Gaming is a wonderful hobby. It is fun, it is social, it can even be good for your mind — we made that case in games that boost your brain power. But like anything enjoyable, it works best in balance. The goal here is not to lecture anyone or to suggest games are a problem. It is the opposite: a few simple habits let you enjoy gaming more, precisely because it stays a healthy part of a full life rather than crowding everything else out.
Time flies, so give it a nudge
The single most useful habit is also the simplest: keep a loose eye on the clock. Games — especially the fast, moreish browser kind — are brilliant at dissolving your sense of time. "One more round" is a genuine feature of good game design, not a personal failing. The fix is not willpower; it is a timer. Decide roughly how long you want to play before you start, and set a gentle alarm. When it goes, finish your round and stand up. This one trick does more than any amount of good intentions.

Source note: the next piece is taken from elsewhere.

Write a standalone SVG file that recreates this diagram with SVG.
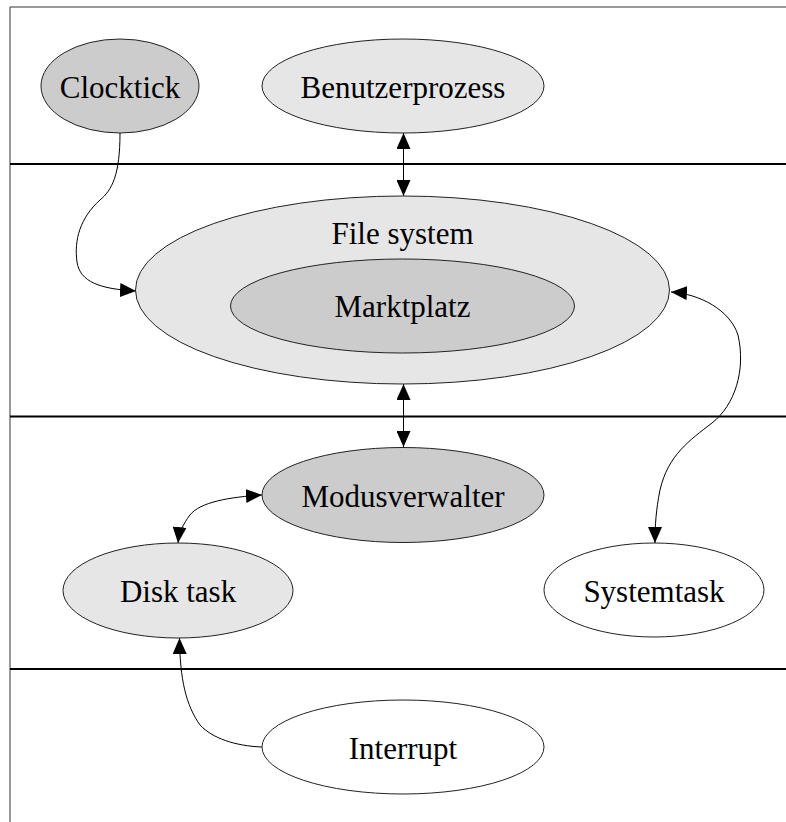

Take real breaks, not fake ones
Your eyes, wrists and posture all appreciate a pause. A well-known guideline suggests that every twenty minutes or so, you look at something far away for twenty seconds — it gives your eyes a genuine rest. Stand up now and then, stretch your shoulders and wrists, and drink some water. None of this is dramatic, but over a long session it is the difference between finishing refreshed and finishing stiff and headachy. Ironically, the quick break games we love can double as the reward at the end of a proper break rather than a reason to skip one.
Play with intention
There is a big difference between choosing to play and drifting into playing. Sitting down and thinking "I fancy a few races" is healthy. Opening game after game on autopilot because you are bored or avoiding something is a signal worth noticing. Gaming is at its best when it is a positive choice — something you do because you want to, not something you do to fill a void. A moment of honesty about why you are playing keeps the hobby firmly on the good side of that line.
Keep the rest of life in the frame
The healthiest gamers are the ones for whom gaming is one good thing among several. Sleep, movement, friends you see in person, food that is not eaten one-handed at the keyboard — these are not the enemies of gaming; they are what make the gaming feel good. A tired, sedentary, isolated player does not actually enjoy games more for all the extra hours. If play ever starts pushing these basics out, that is the cue to rebalance, not to feel guilty.
A special word on younger players
If children are gaming, a bit of gentle structure goes a long way — agreed time limits, an awareness of what they are playing, and keeping devices out of the bedroom at night. The aim is not to police the fun but to model that games are a part of life, not the whole of it. Our commitment to age-appropriate, transparent play is part of why we take safety seriously across the whole site, and you can read our full stance on the responsible gaming page.
Know the warning signs
For the vast majority of people, gaming never becomes a problem. But it is worth knowing the signs that the balance has tipped: play consistently crowding out sleep, responsibilities or relationships; feeling irritable or anxious when you cannot play; using games mainly to escape difficult feelings rather than to have fun. If any of that rings true — for you or someone you care about — it is worth talking to someone you trust or a professional. There is no shame in it, and gaming should never be a source of distress.
Play well, live well
Make your environment work for you
Willpower is overrated; a good setup does the heavy lifting for you. Instead of relying on self-control in the moment — when a game is actively designed to keep you playing — arrange things so the healthy choice is the easy one. Keep a glass of water on the desk so hydrating does not require getting up. Position your chair and screen well so long sessions do not wreck your posture by default. Use the timer on your phone rather than trusting yourself to notice the time. If evenings run late, decide in advance that you stop at a set hour, and maybe even close the tab yourself before you are tempted otherwise. These small environmental nudges quietly remove the need for constant discipline. The most sustainable gamers are not the most iron-willed — they are the ones who set things up so that playing well takes no willpower at all.
Handled with a little care, gaming is a pure positive — fun, sharpening, connecting. Keep half an eye on the clock, take real breaks, play on purpose, and let games be one of the good things in a well-rounded life rather than the only thing. Do that, and you will not just play more sustainably — you will genuinely enjoy every session more. Now go have some fun, on your own healthy terms.